[Items from a dataset]
***

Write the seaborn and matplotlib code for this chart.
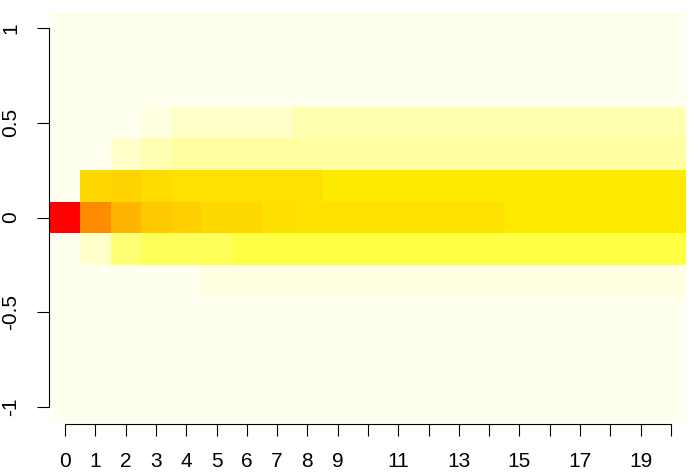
import numpy as np
import pandas as pd
import seaborn as sns
import matplotlib.pyplot as plt
from matplotlib.colors import LinearSegmentedColormap

plt.rcParams['font.family'] = ['Liberation Sans', 'DejaVu Sans']

# steps along x, levels along y (-1 .. 1 in sixths)
steps = list(range(21))
levels = [1, 5/6, 4/6, 3/6, 2/6, 1/6, 0, -1/6, -2/6, -3/6, -4/6, -5/6, -1]

# probability per level, one list per row (21 steps each); rows not listed are 0
p_half = [0, 0, 0, 0.017, 0.046, 0.046, 0.046, 0.046, 0.067, 0.067, 0.067,
          0.067, 0.067, 0.067, 0.067, 0.067, 0.067, 0.067, 0.067, 0.067, 0.067]
p_third = [0, 0, 0.04, 0.063, 0.083, 0.083, 0.083, 0.083, 0.083, 0.083, 0.083,
           0.083, 0.083, 0.083, 0.083, 0.083, 0.083, 0.083, 0.083, 0.083, 0.083]
p_sixth = [0, 0.365, 0.38, 0.353, 0.34, 0.34, 0.34, 0.34, 0.34, 0.312, 0.312,
           0.312, 0.312, 0.312, 0.312, 0.312, 0.312, 0.312, 0.312, 0.312, 0.312]
p_zero = [1.0, 0.59, 0.47, 0.41, 0.39, 0.365, 0.365, 0.347, 0.338, 0.338, 0.338,
          0.338, 0.338, 0.338, 0.338, 0.312, 0.312, 0.312, 0.312, 0.312, 0.312]
p_msixth = [0, 0.04, 0.13, 0.16, 0.16, 0.16, 0.183, 0.183, 0.183, 0.183, 0.183,
            0.183, 0.183, 0.183, 0.183, 0.183, 0.183, 0.183, 0.183, 0.183, 0.183]
p_mthird = [0, 0, 0, 0, 0, 0.017, 0.017, 0.017, 0.017, 0.017, 0.017,
            0.017, 0.017, 0.017, 0.017, 0.017, 0.017, 0.017, 0.017, 0.017, 0.017]
zeros = [0] * 21

rows = [zeros, zeros, zeros, p_half, p_third, p_sixth, p_zero,
        p_msixth, p_mthird, zeros, zeros, zeros, zeros]
df = pd.DataFrame(rows, index=levels, columns=steps)

# heat colours: red (high) -> yellow -> cream (low)
heat = LinearSegmentedColormap.from_list(
    'heat', [(0, '#FFFFF0'), (0.25, '#FFFF00'), (1, '#FF0000')])

fig = plt.figure(figsize=(6.99, 4.73), dpi=100)
ax = fig.add_axes([50/699, 1 - 423/473, 636/699, 411/473])
sns.heatmap(df, ax=ax, cmap=heat, vmin=0, vmax=1, cbar=False)

# x ticks at each step, R-style thinned labels
xlab = [str(s) if (s < 10 or s % 2 == 1) else '' for s in steps]
ax.set_xticks([s + 0.5 for s in steps])
ax.set_xticklabels(xlab)

yt = [1, 0.5, 0, -0.5, -1]
ax.set_yticks([6.5 - 6 * v for v in yt])
ax.set_yticklabels(['1', '0.5', '0', '-0.5', '-1'])

for side in ['left', 'bottom']:
    ax.spines[side].set_visible(True)
    ax.spines[side].set_linewidth(0.8)
    ax.spines[side].set_color('black')
ax.spines['left'].set_bounds(0.5, 12.5)
ax.spines['bottom'].set_bounds(0.5, 20.5)
ax.spines['left'].set_position(('outward', 1))
ax.spines['bottom'].set_position(('outward', 1))

ax.tick_params(axis='both', direction='out', length=8.6, width=0.8,
               color='black', labelsize=15, labelcolor='black')
ax.tick_params(axis='x', pad=11, labelrotation=0)
ax.tick_params(axis='y', pad=12, labelrotation=90)
for t in ax.get_yticklabels():
    t.set_verticalalignment('center')
ax.set_xlabel('')
ax.set_ylabel('')

fig.savefig('out.png', dpi=100)
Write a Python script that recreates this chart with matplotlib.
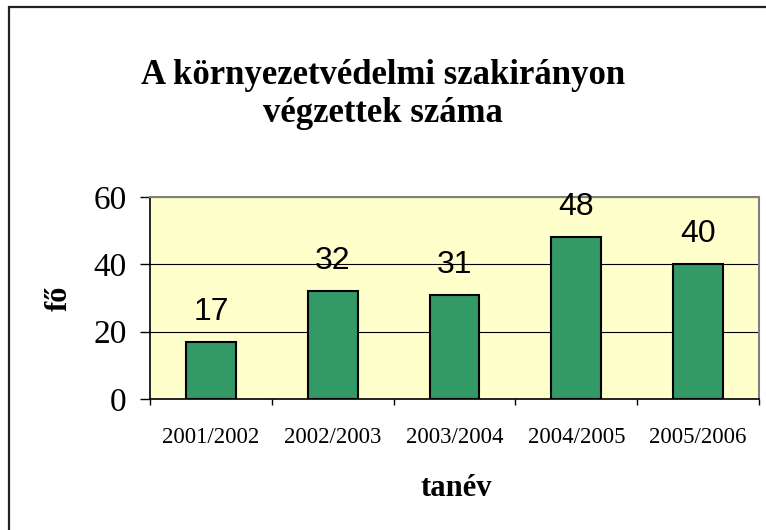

***

Work to complete —
Strip out the images, then output the records above word for word.

Exercise solution —
Write the seaborn and matplotlib code for this chart.
import numpy as np
import pandas as pd
import seaborn as sns
import matplotlib.pyplot as plt
from matplotlib.colors import LinearSegmentedColormap

plt.rcParams['font.family'] = ['Liberation Sans', 'DejaVu Sans']

# steps along x, levels along y (-1 .. 1 in sixths)
steps = list(range(21))
levels = [1, 5/6, 4/6, 3/6, 2/6, 1/6, 0, -1/6, -2/6, -3/6, -4/6, -5/6, -1]

# probability per level, one list per row (21 steps each); rows not listed are 0
p_half = [0, 0, 0, 0.017, 0.046, 0.046, 0.046, 0.046, 0.067, 0.067, 0.067,
          0.067, 0.067, 0.067, 0.067, 0.067, 0.067, 0.067, 0.067, 0.067, 0.067]
p_third = [0, 0, 0.04, 0.063, 0.083, 0.083, 0.083, 0.083, 0.083, 0.083, 0.083,
           0.083, 0.083, 0.083, 0.083, 0.083, 0.083, 0.083, 0.083, 0.083, 0.083]
p_sixth = [0, 0.365, 0.38, 0.353, 0.34, 0.34, 0.34, 0.34, 0.34, 0.312, 0.312,
           0.312, 0.312, 0.312, 0.312, 0.312, 0.312, 0.312, 0.312, 0.312, 0.312]
p_zero = [1.0, 0.59, 0.47, 0.41, 0.39, 0.365, 0.365, 0.347, 0.338, 0.338, 0.338,
          0.338, 0.338, 0.338, 0.338, 0.312, 0.312, 0.312, 0.312, 0.312, 0.312]
p_msixth = [0, 0.04, 0.13, 0.16, 0.16, 0.16, 0.183, 0.183, 0.183, 0.183, 0.183,
            0.183, 0.183, 0.183, 0.183, 0.183, 0.183, 0.183, 0.183, 0.183, 0.183]
p_mthird = [0, 0, 0, 0, 0, 0.017, 0.017, 0.017, 0.017, 0.017, 0.017,
            0.017, 0.017, 0.017, 0.017, 0.017, 0.017, 0.017, 0.017, 0.017, 0.017]
zeros = [0] * 21

rows = [zeros, zeros, zeros, p_half, p_third, p_sixth, p_zero,
        p_msixth, p_mthird, zeros, zeros, zeros, zeros]
df = pd.DataFrame(rows, index=levels, columns=steps)

# heat colours: red (high) -> yellow -> cream (low)
heat = LinearSegmentedColormap.from_list(
    'heat', [(0, '#FFFFF0'), (0.25, '#FFFF00'), (1, '#FF0000')])

fig = plt.figure(figsize=(6.99, 4.73), dpi=100)
ax = fig.add_axes([50/699, 1 - 423/473, 636/699, 411/473])
sns.heatmap(df, ax=ax, cmap=heat, vmin=0, vmax=1, cbar=False)

# x ticks at each step, R-style thinned labels
xlab = [str(s) if (s < 10 or s % 2 == 1) else '' for s in steps]
ax.set_xticks([s + 0.5 for s in steps])
ax.set_xticklabels(xlab)

yt = [1, 0.5, 0, -0.5, -1]
ax.set_yticks([6.5 - 6 * v for v in yt])
ax.set_yticklabels(['1', '0.5', '0', '-0.5', '-1'])

for side in ['left', 'bottom']:
    ax.spines[side].set_visible(True)
    ax.spines[side].set_linewidth(0.8)
    ax.spines[side].set_color('black')
ax.spines['left'].set_bounds(0.5, 12.5)
ax.spines['bottom'].set_bounds(0.5, 20.5)
ax.spines['left'].set_position(('outward', 1))
ax.spines['bottom'].set_position(('outward', 1))

ax.tick_params(axis='both', direction='out', length=8.6, width=0.8,
               color='black', labelsize=15, labelcolor='black')
ax.tick_params(axis='x', pad=11, labelrotation=0)
ax.tick_params(axis='y', pad=12, labelrotation=90)
for t in ax.get_yticklabels():
    t.set_verticalalignment('center')
ax.set_xlabel('')
ax.set_ylabel('')

fig.savefig('out.png', dpi=100)
Write a Python script that recreates this chart with matplotlib.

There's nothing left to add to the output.